Look through the material below. Copy every line with the string "standalone" in it.

Stored dataset items:
───
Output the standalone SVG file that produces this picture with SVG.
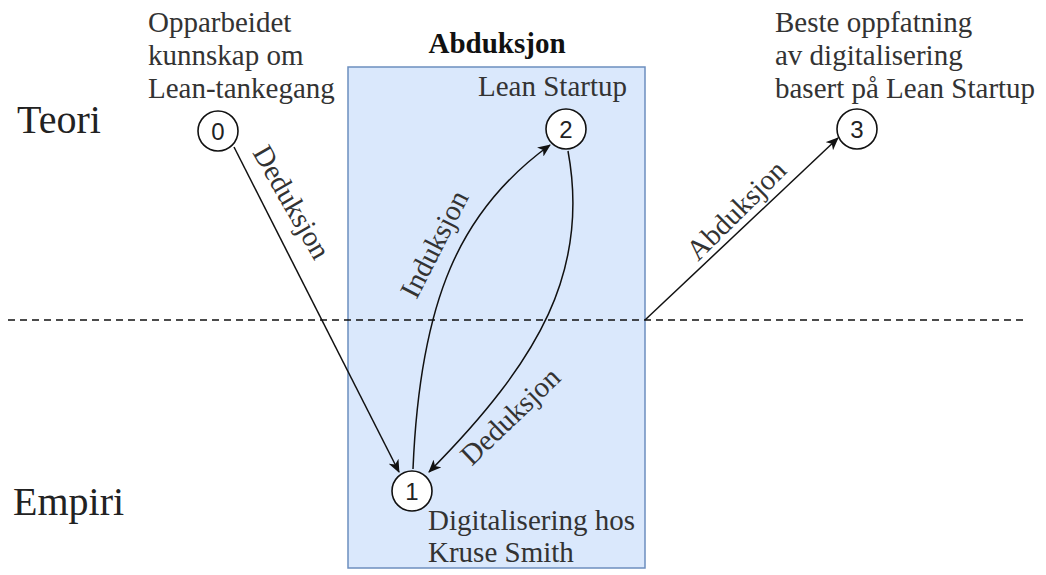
<svg xmlns="http://www.w3.org/2000/svg" width="1046" height="575" viewBox="0 0 1046 575">
  <style>
    .lbl { font-family: "Liberation Serif", "Times New Roman", serif; font-size: 29px; fill: #333333; }
    .big { font-family: "Liberation Serif", "Times New Roman", serif; font-size: 40px; fill: #222222; }
    .num { font-family: "Liberation Sans", Arial, sans-serif; font-size: 24px; fill: #222222; text-anchor: middle; dominant-baseline: central; }
    .node { fill: #ffffff; stroke: #111111; stroke-width: 1.6; }
    .edge { fill: none; stroke: #111111; stroke-width: 1.5; }
  </style>
  <defs>
    <marker id="arrow" viewBox="0 0 13 11" refX="12" refY="5.5" markerWidth="13" markerHeight="11" markerUnits="userSpaceOnUse" orient="auto">
      <path d="M0 0 L13 5.5 L0 11 L3.5 5.5 Z" fill="#111111"/>
    </marker>
  </defs>

  <rect width="1046" height="575" fill="#ffffff"/>

  <!-- level labels -->
  <text class="big" x="17" y="133">Teori</text>
  <text class="big" x="13" y="515">Empiri</text>

  <!-- abduction frame -->
  <g id="abduksjon">
    <rect x="348" y="67" width="297" height="501" fill="#dae8fc" stroke="#6c8ebf" stroke-width="1.5"/>
    <text class="lbl" x="497" y="53" text-anchor="middle" font-weight="bold" style="fill:#111111">Abduksjon</text>
  </g>

  <!-- boundary between theory and empirics -->
  <line x1="8" y1="320" x2="1024" y2="320" stroke="#111111" stroke-width="1.5" stroke-dasharray="7 5"/>

  <g id="connectors">
    <path class="edge" d="M234 147 L399 472" marker-end="url(#arrow)"/>
    <path class="edge" d="M413 469 C420 300, 460 210, 550 145" marker-end="url(#arrow)"/>
    <path class="edge" d="M568 151 C590 270, 540 360, 429 472" marker-end="url(#arrow)"/>
    <path class="edge" d="M645 320 L838 138" marker-end="url(#arrow)"/>
    <text class="lbl" transform="translate(292 202) rotate(60)" text-anchor="middle" dominant-baseline="central">Deduksjon</text>
    <text class="lbl" transform="translate(434 244) rotate(-63)" text-anchor="middle" dominant-baseline="central">Induksjon</text>
    <text class="lbl" transform="translate(510 416) rotate(-44)" text-anchor="middle" dominant-baseline="central">Deduksjon</text>
    <text class="lbl" transform="translate(736 210) rotate(-45)" text-anchor="middle" dominant-baseline="central">Abduksjon</text>
  </g>

  <g id="node0">
    <circle class="node" cx="218" cy="131" r="20"/>
    <text class="num" x="218" y="131">0</text>
    <text class="lbl" x="148" y="32">Opparbeidet</text>
    <text class="lbl" x="148" y="65">kunnskap om</text>
    <text class="lbl" x="148" y="98">Lean-tankegang</text>
  </g>

  <g id="node1">
    <circle class="node" cx="412" cy="491" r="20"/>
    <text class="num" x="412" y="491">1</text>
    <text class="lbl" x="428" y="530">Digitalisering hos</text>
    <text class="lbl" x="428" y="562">Kruse Smith</text>
  </g>

  <g id="node2">
    <circle class="node" cx="566" cy="129" r="20"/>
    <text class="num" x="566" y="129">2</text>
    <text class="lbl" x="478" y="96">Lean Startup</text>
  </g>

  <g id="node3">
    <circle class="node" cx="857" cy="129" r="20"/>
    <text class="num" x="857" y="129">3</text>
    <text class="lbl" x="775" y="32">Beste oppfatning</text>
    <text class="lbl" x="775" y="65">av digitalisering</text>
    <text class="lbl" x="775" y="98">basert på Lean Startup</text>
  </g>
</svg>
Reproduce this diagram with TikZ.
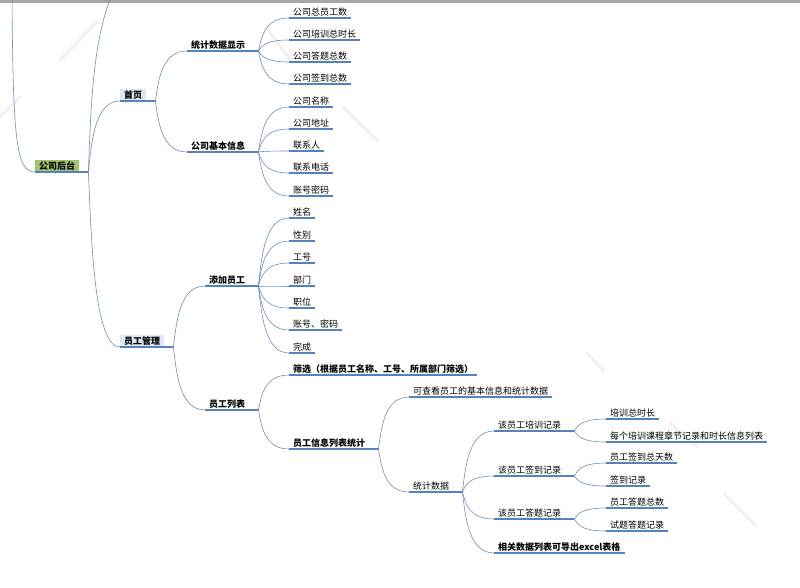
\documentclass[tikz,border=0pt]{standalone}
\usepackage{fontspec}
\setmainfont{Noto Sans CJK SC}
\usetikzlibrary{calc}
\definecolor{ulblue}{RGB}{84,130,190}
\definecolor{lnblue}{RGB}{110,140,185}
\definecolor{rootgreen}{RGB}{160,196,104}
\definecolor{hubblue}{RGB}{222,232,244}
\tikzset{
    topic/.style={anchor=south west,inner xsep=4pt,inner ysep=1.5pt,font=\fontsize{9}{10}\selectfont,
        append after command={(\tikzlastnode.south west) edge[uline] (\tikzlastnode.south east)}},
    main/.style={topic,font=\fontsize{9}{10}\selectfont\bfseries},
    fork/.style={append after command={(\tikzlastnode.south east) edge[uline] ([xshift=9pt]\tikzlastnode.south east)}},
    hub/.style={main,fork,fill=hubblue},
    uline/.style={draw=ulblue,line width=1.6pt},
    link/.style={draw=lnblue,line width=0.6pt},
    branch/.style={to path={([xshift=9pt]\tikztostart) .. controls ($(\tikztostart)!0.4!(\tikztostart |- \tikztotarget)+(12pt,0)$)
        and ($(\tikztostart |- \tikztotarget)+(15pt,0)$) .. (\tikztotarget)}},
    wmark/.style={draw=gray!12,line width=3pt,line cap=round}
}
\begin{document}
\begin{tikzpicture}[x=1pt,y=-1pt]
    \useasboundingbox (0,0) rectangle (800,587);
    \clip (0,0) rectangle (800,587);
    % watermark
    \draw[wmark] (60,60) -- (97,22);
    \draw[wmark] (0,117) -- (20,97);
    \draw[wmark] (268,30) -- (292,62);
    \draw[wmark] (343,107) -- (378,141);
    \draw[wmark] (587,353) -- (604,371);
    \draw[wmark] (670,423) -- (697,447);
    \draw[wmark] (724,494) -- (755,525);
    \fill[gray!70] (0,0) rectangle (800,3);

    \node[main,fork,fill=rootgreen] (gs) at (35,172) {公司后台};
    \node[hub] (sy) at (120,101) {首页};
    \node[hub] (yg) at (120,347) {员工管理};
    \coordinate (in) at (12,-5);
    \coordinate (up) at (150,-35);

    \node[main,fork] (tj) at (187,51) {统计数据显示};
    \node[main,fork] (jb) at (187,152) {公司基本信息};
    \node[topic] (tj1) at (289,18) {公司总员工数};
    \node[topic] (tj2) at (289,40) {公司培训总时长};
    \node[topic] (tj3) at (289,62) {公司答题总数};
    \node[topic] (tj4) at (289,84) {公司签到总数};
    \node[topic] (jb1) at (289,107) {公司名称};
    \node[topic] (jb2) at (289,129) {公司地址};
    \node[topic] (jb3) at (289,151) {联系人};
    \node[topic] (jb4) at (289,173) {联系电话};
    \node[topic] (jb5) at (289,196) {账号密码};

    \node[main,fork] (tx) at (205,286) {添加员工};
    \node[topic] (tx1) at (289,218) {姓名};
    \node[topic] (tx2) at (289,241) {性别};
    \node[topic] (tx3) at (289,263) {工号};
    \node[topic] (tx4) at (289,286) {部门};
    \node[topic] (tx5) at (289,308) {职位};
    \node[topic] (tx6) at (289,330) {账号、密码};
    \node[topic] (tx7) at (289,353) {完成};

    \node[main,fork] (lb) at (205,410) {员工列表};
    \node[main] (sx) at (289,375) {筛选（根据员工名称、工号、所属部门筛选）};
    \node[main,fork] (xx) at (289,449) {员工信息列表统计};
    \node[topic] (ck) at (409,397) {可查看员工的基本信息和统计数据};
    \node[topic,fork] (sj) at (409,492) {统计数据};
    \node[topic,fork] (px) at (494,431) {该员工培训记录};
    \node[topic,fork] (qd) at (494,476) {该员工签到记录};
    \node[topic,fork] (dt) at (494,519) {该员工答题记录};
    \node[main] (dc) at (494,553) {相关数据列表可导出excel表格};
    \node[topic] (px1) at (606,419) {培训总时长};
    \node[topic] (px2) at (606,442) {每个培训课程章节记录和时长信息列表};
    \node[topic] (qd1) at (606,463) {员工签到总天数};
    \node[topic] (qd2) at (606,486) {签到记录};
    \node[topic] (dt1) at (606,508) {员工答题总数};
    \node[topic] (dt2) at (606,531) {试题答题记录};

    \draw[link] (in) .. controls (13,140) and (16,172) .. (gs.south west);
    \path[link]
        (gs.south east) edge[branch] (up)
                        edge[branch] (sy.south west)
                        edge[branch] (yg.south west)
        (sy.south east) edge[branch] (tj.south west)
                        edge[branch] (jb.south west)
        (tj.south east) edge[branch] (tj1.south west)
                        edge[branch] (tj2.south west)
                        edge[branch] (tj3.south west)
                        edge[branch] (tj4.south west)
        (jb.south east) edge[branch] (jb1.south west)
                        edge[branch] (jb2.south west)
                        edge[branch] (jb3.south west)
                        edge[branch] (jb4.south west)
                        edge[branch] (jb5.south west)
        (yg.south east) edge[branch] (tx.south west)
                        edge[branch] (lb.south west)
        (tx.south east) edge[branch] (tx1.south west)
                        edge[branch] (tx2.south west)
                        edge[branch] (tx3.south west)
                        edge[branch] (tx4.south west)
                        edge[branch] (tx5.south west)
                        edge[branch] (tx6.south west)
                        edge[branch] (tx7.south west)
        (lb.south east) edge[branch] (sx.south west)
                        edge[branch] (xx.south west)
        (xx.south east) edge[branch] (ck.south west)
                        edge[branch] (sj.south west)
        (sj.south east) edge[branch] (px.south west)
                        edge[branch] (qd.south west)
                        edge[branch] (dt.south west)
                        edge[branch] (dc.south west)
        (px.south east) edge[branch] (px1.south west)
                        edge[branch] (px2.south west)
        (qd.south east) edge[branch] (qd1.south west)
                        edge[branch] (qd2.south west)
        (dt.south east) edge[branch] (dt1.south west)
                        edge[branch] (dt2.south west)
    ;
\end{tikzpicture}
\end{document}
───
* _Task output_:
Output the standalone SVG file that produces this picture with SVG.
\documentclass[tikz,border=0pt]{standalone}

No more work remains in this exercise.